L’eau du lac Ritom (environ 45 millions de mètres cubes) qui se déverse en direction de Piotta n’est pas gratuite. Les CFF la paient aux cantons d’Uri et des Grisons, sur les territoires desquels sont situées les sources.
Une fois passée par les turbines de la centrale, elle alimente la vallée et produit de l’énergie une seconde fois. Mais là, c’est le canton du Tessin qui paie les CFF pour l’eau.
Pas le temps de s’ennuyer
Alfiero Martinoli, travaille à Ritom depuis 1981. Et depuis dix ans, il a la direction du site, sur lequel il dit ne jamais s’être ennuyé un seul instant.
«Je m’occupe de l’usine, de deux sous-stations, ainsi que du barrage. De cette manière, j’ai beaucoup de contacts avec les autochtones. Dans la région, je connais pratiquement tout le monde», explique-t-il.
Lorsqu’il gravit la route escarpée et balayée par les vents qui mène de la centrale au lac en passant par le petit village d’Altanco, il salue tout le monde et chacun lui répond d’un geste amical.
Et même si le barrage de Ritom n’est peut-être pas aussi impressionnant que d’autres barrages de Suisse, Alfiero Martinoli aime à passer les mois d’été là-haut.

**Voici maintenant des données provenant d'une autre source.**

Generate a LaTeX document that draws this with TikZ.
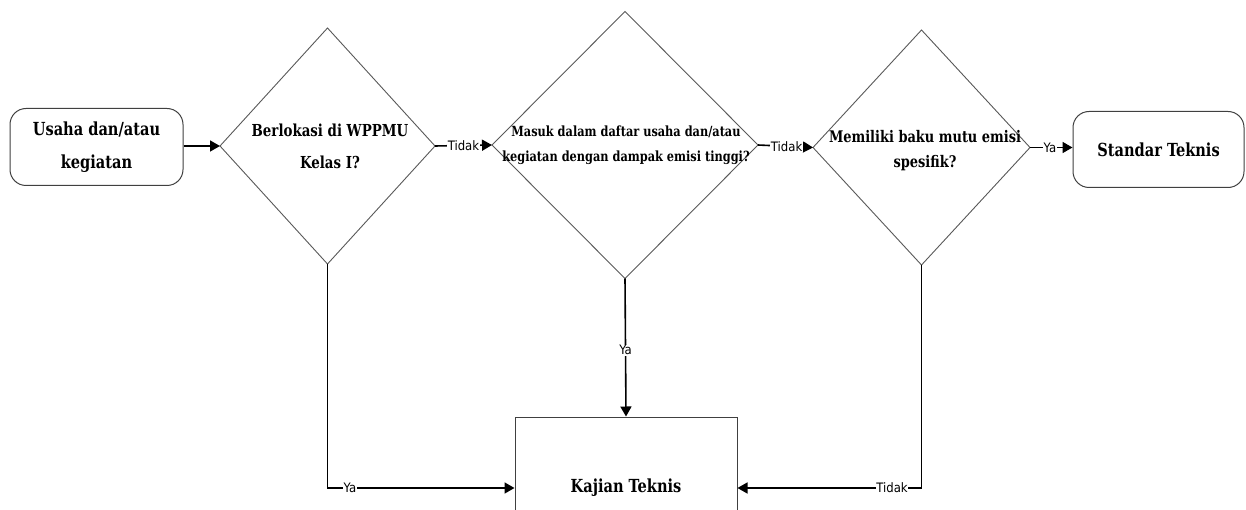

L’indispensable funiculaire
Il n’est pas le seul à aimer cet endroit reculé. Ritom et le Val Piora sont assez courus des randonneurs, qui profitent ici d’un des funiculaires les plus raides du monde. Construit lui aussi en 1920, il relie le village au lac.
Chaque saison, il emmène au sommet quelque 40’000 visiteurs, attirés par la beauté du site et par une flore et une faune abondantes.
Avec une pente de 87,8%, ce funi passe en 1,3 km de 1007 mètres (Piotta) à 1723 mètres d’altitude (Ritom). Son exploitation est assurée par une compagnie privée, qui dépend des CFF.
«Pour nous, le funiculaire est indispensable en hiver, afin de pouvoir atteindre le barrage. C’est le seul moyen d’y accéder, car la route est alors fermée, explique Alfiero Martinoli. On peut éventuellement y parvenir aussi en hélicoptère, mais seulement si le temps le permet».
Au sommet, les possibilités de balades sont infinies pour admirer la nature, et échapper à la réalité quotidienne. Si le lac Ritom fournit de l’électricité aux CFF, c’est aussi un endroit où les gens peuvent venir faire le plein d’énergie...
swissinfo, Robert Brookes, à Piotta et au Lac Ritom
(Traduction et adaptation de l’anglais: Philippe Varrin)
Faits
Le Prix Wakker est décerné chaque année depuis 1972, année de la mort de son donateur l'homme d'affaires genevois Henri-Louis Wakker.
Chargé de la gestion du Prix, Patrimoine suisse l’a jusqu’ici toujours remis à des communes pour des réalisations exceptionnelles en matière d’architecture.
Pour cette année de son 100e anniversaire, l’institution a choisi pour la première fois de récompenser une entreprise.
Les CFF recevront donc le 20 août 2005 un chèque de 20'000 francs, dans le cadre d'une fête à la gare de Zurich.
L’ancienne régie fédérale des chemins de fer possède environ 6000 bâtiments et 7000 ponts. Elle investit chaque année 170 millions de francs dans l’entretien, la rénovation ou la construction de son patrimoine immobilier.
En bref
- Construite pour approvisionner la ligne de chemin de fer du Gothard en électricité, la centrale de Ritom est entrée en service en 1920.
- Ses quatre turbines effectuent 333 tours 1/3 par minute, grâce au passage de 99 mètres cube d’eau à la minute. En moyenne, la centrale fournit 155 kilowattheures d’énergie par année.
- Lors de la construction du barrage, le lac a englouti l’hôtel Piora, construit en 1877.
- Le funiculaire de Ritom, l’un des plus raides du monde avec une pente à 87,8%, conduit à un vrai paradis pour randonneurs. Il peut embarquer 100 passagers à la fois dans son unique wagon. Il est ouvert au public de mai à octobre.